I once read an article about George, in the Enid Blyton Famous Five books. George was a bit of hero of mine when a child. She was a girl (around 12 I think) who wanted to be a boy, cut her hair short, insisted on being called George not Georgina, and always tried to be part of the adventures. The article said that Enid Blyton had got a lot of credit for creating this almost feminist character in the 50s, but she didn’t deserve this credit because Julian, George’s cousin, once said girls shouldn’t have adventures because they would never be as good as boys, therefore Enid Blyton wasn’t a feminist at all.
Well, for a start, Julian is a humourless prig. And just because Enid Blyton wrote those words, it doesn’t mean it’s what she believed. It’s what Julian believes.

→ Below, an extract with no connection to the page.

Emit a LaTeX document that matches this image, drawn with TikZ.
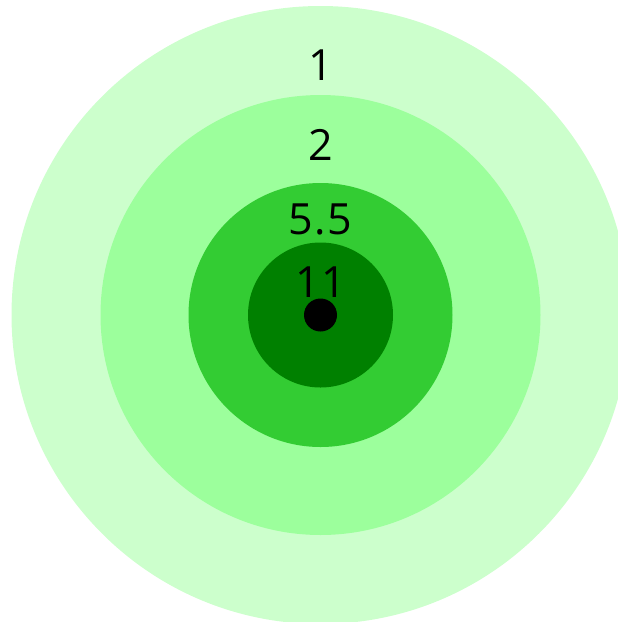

I’ve found this a lot lately. People saying such and such an author wrote these words, which mean they are racist or misogynistic or something else awful, forgetting the fact that though the author wrote the words, it doesn’t mean that’s what they believe. It’s what their characters believe. There is a difference between an author and a character.
For example, Arthur Conan Doyle was a romantic, dreamy character who believed in spiritualism. Sherlock Holmes was a cool logician, who liked to tell Watson to ‘cut the poetry’. ACD created Holmes, but he didn’t think like him.
I think it’s important a distance is maintained between what an author really thinks, and what their character thinks. I’ve had some characters say some awful things in my books, and I’ve winced, and become quite furious as I write them, because they are so opposite to what I think. Even my heroes don’t think the way I do. Mrs Hudson is a wonderful cook, but I hate cookery.